THE HURRICANES CHASE
Lizelle Lee struck form from the outset. The four over opening Power Play yielded 39-0. In the sixth over Amy Edgar clean bowled Danni Wyatt-Hodge for 16 to make it 49-1. That brought Sciver-Brunt in to join Lee, and the pair made hay. At the halfway stage the score was 81-1. Hurricanes activated the Power Surge at the first permitted opportunity, namely for overs 11 and 12, quite rightly going for the quick kill (and even without that motivation, would they ever have a better time to take it than with Lizelle Lee and Natalie Sciver-Brunt both well set?) rather than waiting on further developments.
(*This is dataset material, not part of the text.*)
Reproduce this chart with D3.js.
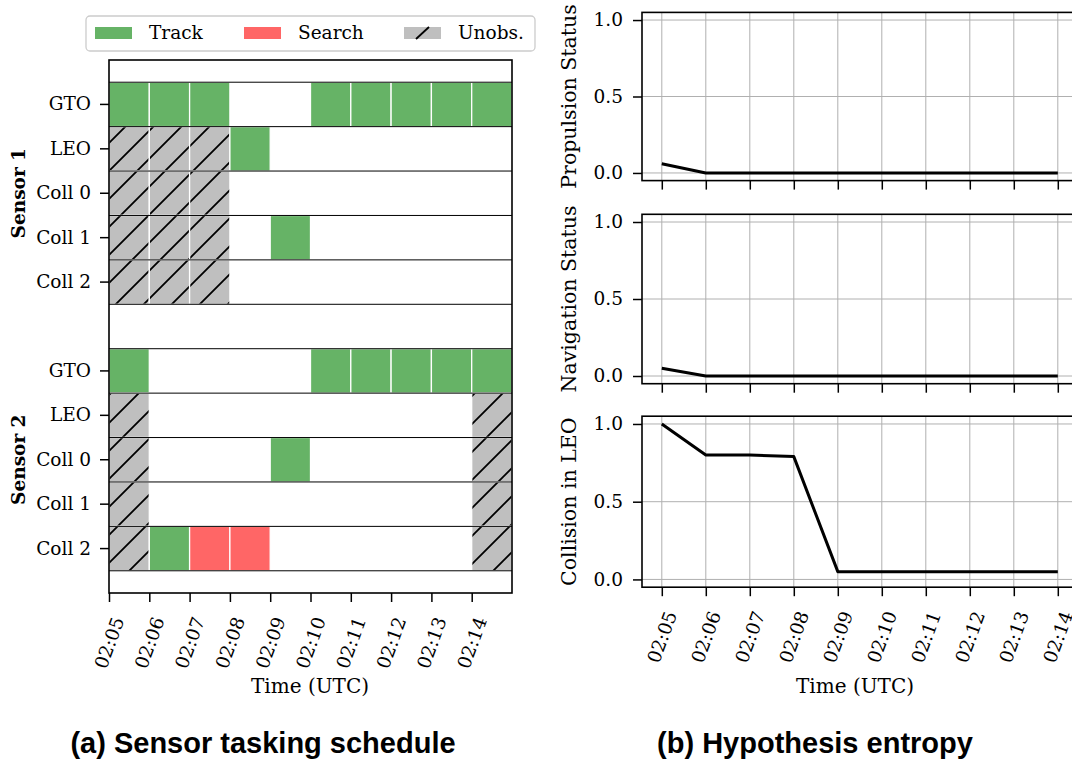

Lee hit the fourth ball of the 11th over for a six, the third such blow of her innings, to pass 50 off 32 balls, and followed up by hitting four more off the fifth and another half dozen off the sixth. Sciver-Brunt joined the party by putting the first ball of the 12th over into the stands. In total the two overs of Power Surge produced 31-0, , and Hurricanes were 112-1 after 12 overs, needing a mere 26 off the last eight. Sciver-Brunt fell with victory in sight, but Lee went to a new record score for a WBBL final of 77 not out (44 balls, 10 fours, four sixes), while Nicola Carey made the winning hit, a four off the final ball of the 15th over. The margin was eight wickets, with five overs to spare. Lizelle Lee after that stunning blitz with the bat was named Player of the Match. This means that the Hurricanes currently hold both the men’s and women’s BBL titles, and that the only franchise never to have won a WBBL title is now the Melbourne Stars.
ON POWER SURGES
The Power Surge can be activated at any stage in the last ten overs of an innings. In this match it was one of many areas in which Hurricanes were superb. Scorchers by contrast took their surge for overs 15 and 16, and amassed 15-0 from those two overs, little if any better than they would have done in regular play. It is that last point, that the key is not just how many runs those overs yield, but how many more they yield than would have been scored anyway that informs my thinking on this subject. Taking it for overs 15 and 16 as Scorchers did today makes some sort of sense, effectively extending ‘the death’ from four overs to six. Leaving it any later would to me rank as folly. The Hurricanes had an easy choice today, as they had two well set batters both ideally suited to making use of a Power Surge when they took it. In general I think sides, influenced by the worry that taking it can lead to the loss of wickets are overcautious about doing so and tend it leave it later than they should.
PHOTOGRAPHS
My usual sign off…
This picture and the next show mute swans demonstrating that their huge size does not prevent them getting airborne.These starlings are not nesting in a particularly elaborate set of antlers! This is the topmost part of a tree canopy that at this time of year is devoid of any foliage.